For years, the official paintings of the USA’s former Commander-in-Chief’s at the National Portrait Gallery comprised white presidents painted by white artists. It comes as no surprise, then, that the official unveiling of the presidential portraits is usually quite a conventional affair. But not this year – former president Barack Obama and first lady Michelle Obama’s unveiling on Monday the 12th of February showed the world the first ever black president and first lady painted by black artists. Amy Sherald did Ms. Obama’s portrait, and Kehinde Wiley painted the former president. Although the paintings are both exquisite to look at, the Obamas’ choice was not simply an aesthetic one.

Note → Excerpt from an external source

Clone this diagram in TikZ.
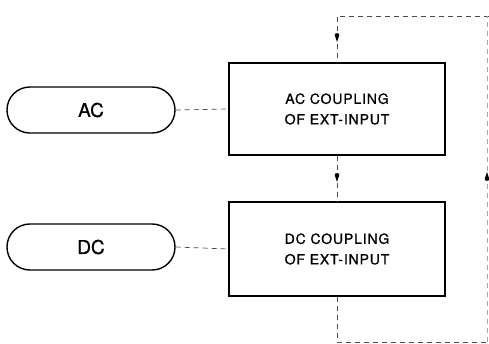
\documentclass[tikz,border=0pt]{standalone}
\usepackage{fontspec}
\setmainfont{TeX Gyre Heros}[FakeBold=0.8]
\usetikzlibrary{arrows.meta}
\tikzset{
  pill/.style={draw, line width=1.4pt, rounded corners=22.9pt, minimum width=168pt, minimum height=46pt, inner sep=0pt, font=\fontsize{19}{20}\selectfont},
  blockbox/.style={draw, line width=1.6pt, minimum width=216pt, inner sep=0pt, align=center, font=\fontsize{14}{20.5}\selectfont\addfontfeature{LetterSpace=6}},
  link/.style={line width=0.7pt, dash pattern=on 5pt off 4pt, draw=black!70},
  headdown/.pic={\fill[black] (0,0) -- (-2.3,-7) .. controls (-2.6,-9.5) and (2.6,-9.5) .. (2.3,-7) -- cycle;}
}
\begin{document}
\begin{tikzpicture}[x=1pt,y=-1pt]
\useasboundingbox (0,0) rectangle (489,344);
\fill[white] (0,0) rectangle (489,344);
\node[pill] (pillAC) at (91,110) {AC};
\node[pill] (pillDC) at (91,247) {DC};
\node[blockbox, minimum height=92pt] (boxAC) at (337,109) {AC COUPLING\\OF EXT-INPUT};
\node[blockbox, minimum height=94pt] (boxDC) at (337,249) {DC COUPLING\\OF EXT-INPUT};
\coordinate (topL) at (337,16);
\coordinate (topR) at (489,16);
\coordinate (arrA) at (337,42);
\coordinate (arrB) at (337,182);
\coordinate (botL) at (337,342);
\coordinate (botR) at (489,342);
\coordinate (rightB) at (487,342);
\coordinate (arrR) at (487,172);
\coordinate (rightT) at (487,16);
\draw[link] (pillAC.east) -- (boxAC.west);
\draw[link] (pillDC.east) -- (boxDC.west);
\draw[link] (topR) -- (topL) -- (boxAC.north);
\draw[link] (boxAC.south) -- (boxDC.north);
\draw[link] (boxDC.south) -- (botL) -- (botR);
\draw[link, draw=black!35] (rightB) -- (rightT);
\pic at (arrA) {headdown};
\pic at (arrB) {headdown};
\pic[rotate=180] at (arrR) {headdown};
\end{tikzpicture}
\end{document}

Unsurprisingly, the portraits elicited strong reactions and controversy for their striking colours and unusual backgrounds. They were said to be too abstract, too modern. Obama’s informal body language (and tie-less collar) was said to be disrespectful. The family was accused of breaking important traditions and affirmations of power and refinement that the Gallery represents. But as the Obamas have shown time and time again, an audience that wants to see a traditional First family will be taken by surprise by the Obamas’ choices and actions. These portraits reveal the Obamas taking a stance, as they have always managed to do powerfully and gracefully, underscoring the distinctive authenticity they represented during Mr. Obama’s terms.
By choosing to portray Mr. Obama outside of his office, the focus shifts to the president’s character and his story beyond (and before) his executive role as president. By choosing two artists who always work around themes of social justice and representation, the Obamas’ showed political action and vision even after leaving the White House.
Wiley and Sherald are the first African-American artists whose works are on display in the Gallery. Both paintings symbolise the Obamas’ African heritage, be it visible in the prints on Ms. Obama’s dress or in the Kenyan flowers displayed in Mr. Obama’s background. By choosing two black artists, the Obamas sent a strong message to the nation that people of colour and paintings of people of colour belong – whether it is in the Oval Office or on museum walls.
QUOTE: “But, what I was always struck by whenever I saw his [Wiley’s] portraits, was the degree to which they challenged our conventional views of power, wealth, privilege and the way that he would take extraordinary care and precision and vision in recognizing the beauty and the grace and the dignity of people who are so often invisible in our lives, and put them on a grand stage,” he said. “The people in our families, people who built this country, built this capital, served food, took out the garbage.” – Former President Barack Obama at the unveiling of his portrait at the Smithsonian’s National Portrait Gallery in Washington on Feb. 12, 2018.
The portraits are open to the public. Due to their momentum, the National Portrait Gallery is packed with people and long queues. The unveiling filled all social media outlets and news sources, making this one of the most covered and controversial portrait revelations ever. The Obamas sure know how to make lasting impressions. In a very different way, so do their successors.